Dans ces plus beaux succès sur les skis, difficile de ne pas y voir un lien avec son passé de puncheur dans sa façon de courir. "On a vu un cycliste sur le dernier tour et pas un biathlète à Anterselva", s’enthousiasme Clément. Ce 16 février dernier, Emilien Jacquelin est sacré champion du Monde de la poursuite à Antholz-Anterselva en réglant Johannes Boe au sprint. Il rejoint au firmament les trois précédents Français champions du monde en individuel : Patrice Bailly-Salins, Raphaël Poirée et Martin Fourcade. Deux mois plus tôt, à Hochfilzen, en Autriche, le Français décrochait son premier podium en Coupe du monde au prix d’une attaque qui ne ferait pas tâche sur les pentes de l’Alpe d’Huez.
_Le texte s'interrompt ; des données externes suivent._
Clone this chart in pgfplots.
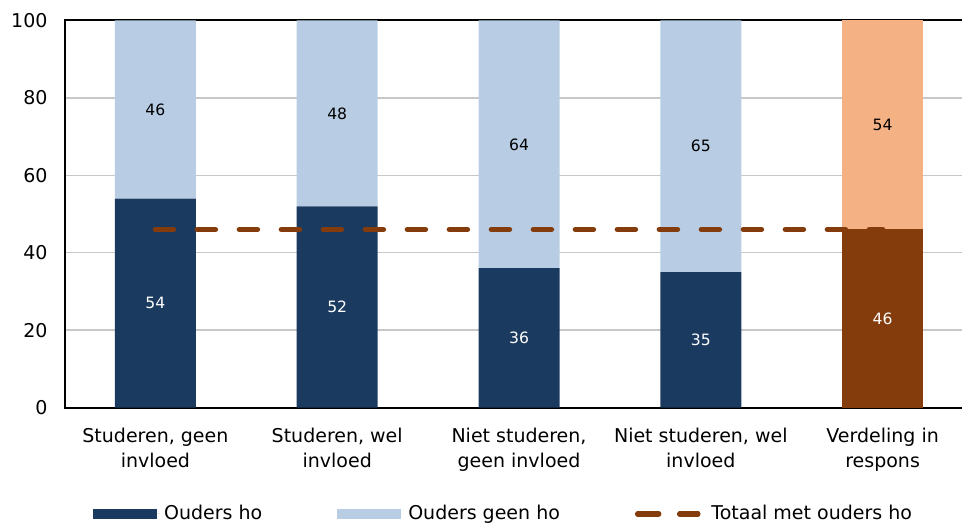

Un de ses frères, Augustin, présent au bord de la piste ce jour-là, raconte : "Je vois à l’écran géant quelqu’un qui ressemble à Emilien placer une grosse attaque dans la montée. D’un coup, je fais le lien entre Emilien et le vélo et je comprends que c’est lui qui vient d’attaquer. Il l’avait fait à sa manière, sans la selle ni les roues mais avec les skis."

Emilien Jacquelin lors de son sacre mondial sur la poursuite à Antholz-Anterselva devant Johannes Boe. (MARCO BERTORELLO / AFP)

Sur son premier podium, l’émotion est palpable. La présence de son frère Augustin n’y est pas étrangère. "Il est très famille Emilien, très proche de ses frères", ajoute Corinne Jacquelin, sa maman. "Sur le podium, la seule personne que je regardais c’était mon frère, se remémore le biathlète de 25 ans. J’avais l’impression de me voir avec mes rêves d’enfant."

Un grand frère coéquipier de Martin Fourcade

Enfant, le Grenoblois est particulièrement précoce. Il skie à 18 mois, enfourche son vélo à moins de deux ans. Rapidement, Emilien Jacquelin découvre le biathlon devant la télévision à 5 ans. Au même âge, il "enchaîne les allers-retours devant la maison et tire avec une carabine en plastique", revoit son papa Laurent. Le benjamin de la fratrie suit ses trois frères sur les courses et notamment son aîné, Grégoire, membre des équipes de France jeunes avec Martin Fourcade. Pas assez âgé, il ne peut concourir mais l’envie le démange. "Sur une course où Emilien était encore trop petit pour participer, il avait demandé à notre père de la chronométrer", retrace Clément.

C’est seulement à 14 ans qu'Emilien Jacquelin pratique le biathlon pour la première fois, au tir à 10 mètres, puis court quelques temps après sa première course en biathlon. "C’était dans les Vosges, il pleuvait et j’avais dû tirer à 5/10, glisse-t-il. Je n’étais pas un super tireur, j’avais plus de capacités sur les skis." En 2011, ses résultats viendront confirmer ses propos. Il est sacré champion de France cadets de ski de fond mais ne termine que 7e en biathlon. "J’aurais pu continuer le ski de fond, mais j’avais envie de me prouver que j’étais capable de réussir dans un domaine qui me réussissait moins, simplement par esprit de contradiction", sourit Emilien Jacquelin.

"C'est un peu un show-man"

La suite, c’est une progression linéaire vers le meilleur niveau mondial. Il empoche le bronze sur les Mondiaux juniors 2014 et 2015 respectivement sur l’individuel et le relais. A 22 ans, il intègre l’équipe de France A sur la Coupe du monde. "Il était capable de faire les meilleurs temps de ski sur les premiers tours mais il explosait sur la fin", analyse Stéphane Bouthiaux, le directeur des équipes de France. Depuis, la gamin de Villard-de-Lans a bien grandi : huit podiums individuels en Coupe du monde dont le titre de champion du Monde sur la poursuite.

Surtout, le Villardien gagne en restant fidèle à lui-même, à ses convictions. "C’est un peu un show-man, observe Stéphane Bouthiaux. C’est dans sa nature de faire le spectacle et ça lui va très bien." A l’aube de cette saison 2020/2021 qui est celle de la confirmation, Emilien Jacquelin va tout faire pour continuer à réaliser ses rêves. Ça tombe bien, le prochain arrive déjà très vite. "J’aimerais devenir champion olympique, c’est mon rêve le plus fou maintenant."